> _Exercise brief_
Extract the lines up to and including the one that contains "import seaborn as sns", starting with the first line of the entries below, and omit the pictures.
------ Raw data
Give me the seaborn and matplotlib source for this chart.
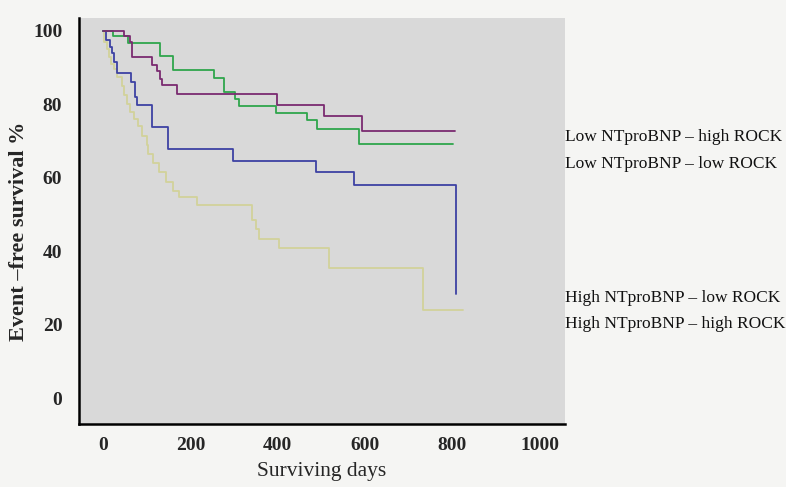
import numpy as np
import pandas as pd
import matplotlib
matplotlib.use("Agg")
import matplotlib.pyplot as plt
import seaborn as sns

# ---- data ----
groups = ["Low NTproBNP – high ROCK", "Low NTproBNP – low ROCK",
          "High NTproBNP – low ROCK", "High NTproBNP – high ROCK"]

lh_days = [0, 47, 62, 66, 112, 123, 131, 135, 169, 399, 506, 593, 805]
lh_surv = [100, 98.6, 97, 93, 90.7, 89, 87, 85.4, 82.8, 79.8, 76.8, 72.8, 72.8]

ll_days = [0, 23, 57, 131, 161, 254, 277, 301, 311, 395, 468, 491, 587, 802]
ll_surv = [100, 98.6, 96.6, 93.1, 89.3, 87.3, 83.4, 81.5, 79.6, 77.6, 75.7, 73.3, 69.1, 69.1]

hl_days = [0, 7, 16, 20, 24, 31, 64, 74, 77, 113, 148, 298, 487, 574, 807]
hl_surv = [100, 97.5, 95.7, 93.9, 91.6, 88.6, 86, 82, 79.8, 73.9, 67.8, 64.7, 61.7, 58.2, 28.5]

hh_days = [0, 3, 8, 13, 18, 24, 33, 43, 48, 55, 62, 70, 80, 90, 100, 104, 115, 128,
           145, 160, 175, 215, 342, 350, 356, 403, 518, 733, 825]
hh_surv = [100, 97, 95, 93, 91, 89.5, 87.5, 85, 82.5, 80, 78, 76, 74, 71.5, 69, 66.5, 64, 61.5,
           59, 56.5, 54.7, 52.5, 48.5, 46, 43.5, 41, 35.6, 24, 24]

x_ticks = [0, 200, 400, 600, 800, 1000]
y_ticks = [0, 20, 40, 60, 80, 100]

colors = {groups[0]: "#7a2a70", groups[1]: "#2fa54c",
          groups[2]: "#3d42a3", groups[3]: "#d2d29a"}

frames = []
for g, d, s in [(groups[0], lh_days, lh_surv), (groups[1], ll_days, ll_surv),
                (groups[2], hl_days, hl_surv), (groups[3], hh_days, hh_surv)]:
    frames.append(pd.DataFrame({"days": d, "surv": s, "group": g}))
df = pd.concat(frames, ignore_index=True)

sns.set_theme(style="white")
plt.rcParams["font.family"] = ["Liberation Serif", "DejaVu Serif"]

fig = plt.figure(figsize=(7.86, 4.87), dpi=100, facecolor="#f5f5f3")
ax = fig.add_axes([0.1005, 0.129, 0.618, 0.834])
ax.set_facecolor("#d9d9d9")

hue_order = [groups[3], groups[2], groups[1], groups[0]]
sns.lineplot(data=df, x="days", y="surv", hue="group", hue_order=hue_order,
             palette=colors, estimator=None, sort=False, drawstyle="steps-post",
             linewidth=1.3, legend=False, ax=ax)

ax.set_xlim(-55, 1057)
ax.set_ylim(-7, 103.5)
ax.set_xticks(x_ticks)
ax.set_yticks(y_ticks)
ax.set_xticklabels([str(t) for t in x_ticks], fontsize=14, fontweight="bold")
ax.set_yticklabels([str(t) for t in y_ticks], fontsize=14, fontweight="bold")
ax.tick_params(axis="x", direction="out", length=4, width=1.5, color="black", pad=5)
ax.tick_params(axis="y", direction="out", length=4, width=1.5, color="black", pad=8)

for side in ["top", "right"]:
    ax.spines[side].set_visible(False)
for side in ["left", "bottom"]:
    ax.spines[side].set_color("black")
    ax.spines[side].set_linewidth(1.8)

ax.set_xlabel("Surviving days", fontsize=15.5, labelpad=6)
ax.set_ylabel("Event –free survival %", fontsize=16, fontweight="bold")
ax.yaxis.set_label_coords(-0.102, 0.475)

# right-side group labels
label_y = {groups[0]: 137, groups[1]: 164, groups[2]: 298, groups[3]: 324}
for g, yp in label_y.items():
    fig.text(565 / 786, 1 - yp / 487, g, fontsize=12.5, va="center", ha="left", color="#111111")

fig.savefig("out.png", dpi=100, facecolor=fig.get_facecolor())
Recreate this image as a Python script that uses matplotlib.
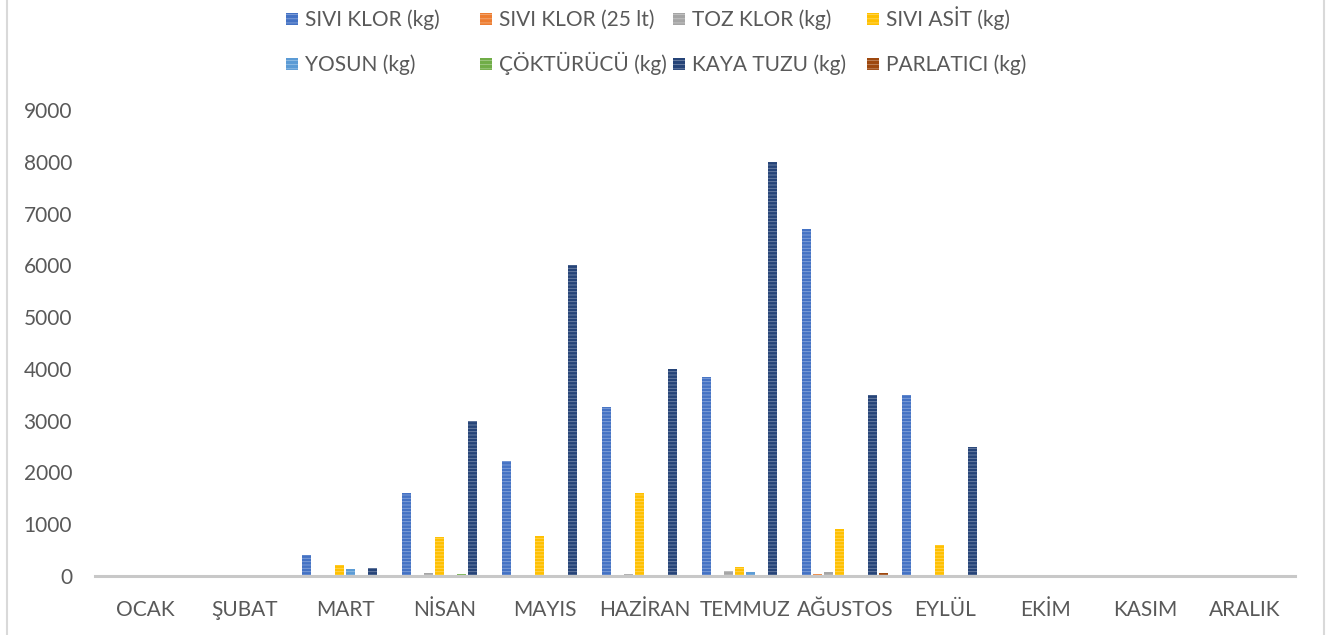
import numpy as np
import matplotlib
matplotlib.use("Agg")
import matplotlib.pyplot as plt
from matplotlib.patches import Rectangle
from matplotlib.lines import Line2D

# Monthly chemical usage (kg)
months = ["OCAK", "ŞUBAT", "MART", "NİSAN", "MAYIS", "HAZİRAN",
          "TEMMUZ", "AĞUSTOS", "EYLÜL", "EKİM", "KASIM", "ARALIK"]

series_names = ["SIVI KLOR (kg)", "SIVI KLOR (25 lt)", "TOZ KLOR (kg)", "SIVI ASİT (kg)",
                "YOSUN (kg)", "ÇÖKTÜRÜCÜ (kg)", "KAYA TUZU (kg)", "PARLATICI (kg)"]

sivi_klor = [0, 0, 400, 1600, 2220, 3270, 3840, 6700, 3500, 0, 0, 0]
sivi_klor_25 = [0, 0, 0, 0, 0, 0, 0, 30, 0, 0, 0, 0]
toz_klor = [0, 0, 0, 50, 10, 30, 100, 70, 10, 0, 0, 0]
sivi_asit = [0, 0, 220, 750, 780, 1600, 180, 900, 600, 0, 0, 0]
yosun = [0, 0, 130, 0, 0, 0, 70, 0, 0, 0, 0, 0]
cokturucu = [0, 0, 0, 30, 0, 0, 0, 0, 0, 0, 0, 0]
kaya_tuzu = [0, 0, 150, 3000, 6000, 4000, 8000, 3500, 2500, 0, 0, 0]
parlatici = [0, 0, 0, 0, 0, 0, 0, 60, 0, 0, 0, 0]

series = [sivi_klor, sivi_klor_25, toz_klor, sivi_asit,
          yosun, cokturucu, kaya_tuzu, parlatici]
colors = ["#4472C4", "#ED7D31", "#A5A5A5", "#FFC000",
          "#5B9BD5", "#70AD47", "#264478", "#9E480E"]

plt.rcParams['font.family'] = ['Lato', 'DejaVu Sans']
plt.rcParams['hatch.linewidth'] = 0.6
text_color = "#595959"
fs = 15


def lighten(c, amt=0.35):
    rgb = np.array(matplotlib.colors.to_rgb(c))
    return tuple(rgb + (1 - rgb) * amt)


W, H = 1327, 635
fig = plt.figure(figsize=(W / 100, H / 100), dpi=100)
ax = fig.add_axes([95 / W, (H - 576) / H, 1200 / W, 466 / H])

x = np.arange(len(months))
slot = 0.11
for j, (vals, c) in enumerate(zip(series, colors)):
    ax.bar(x + (j - 3.5) * slot, vals, width=0.095, color=c,
           edgecolor=lighten(c), linewidth=0, hatch="-----")

ax.set_xlim(-0.5, len(months) - 0.5)
ax.set_ylim(0, 9000)
ax.set_yticks(np.arange(0, 9001, 1000))
ax.tick_params(axis='y', length=0, pad=16.5, labelsize=fs, labelcolor=text_color)
ax.set_xticks(x)
ax.set_xticklabels(months)
ax.tick_params(axis='x', length=0, pad=17, labelsize=fs, labelcolor=text_color)
for s in ["top", "right", "left"]:
    ax.spines[s].set_visible(False)
ax.spines["bottom"].set_color("#C8C8C8")
ax.spines["bottom"].set_linewidth(2.2)

# legend, placed like the original (two rows of four)
col_x = [286, 480, 673, 867]
row_y = [19, 64]
for k, (name, c) in enumerate(zip(series_names, colors)):
    px = col_x[k % 4]
    py = row_y[k // 4]
    fig.add_artist(Rectangle((px / W, 1 - (py + 6) / H), 12 / W, 12 / H,
                             transform=fig.transFigure, facecolor=c,
                             edgecolor=lighten(c), linewidth=0, hatch="----"))
    fig.text((px + 19) / W, 1 - (py + 7) / H, name, fontsize=fs, color=text_color,
             va="baseline", ha="left")

# chart area border
for bx in [6.5, 1323.5]:
    fig.add_artist(Line2D([bx / W, bx / W], [0, 1], transform=fig.transFigure,
                          color="#D9D9D9", linewidth=1.5))

fig.savefig("out.png", dpi=100)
------------
> _Result for this task_
Give me the seaborn and matplotlib source for this chart.
import numpy as np
import pandas as pd
import matplotlib
matplotlib.use("Agg")
import matplotlib.pyplot as plt
import seaborn as sns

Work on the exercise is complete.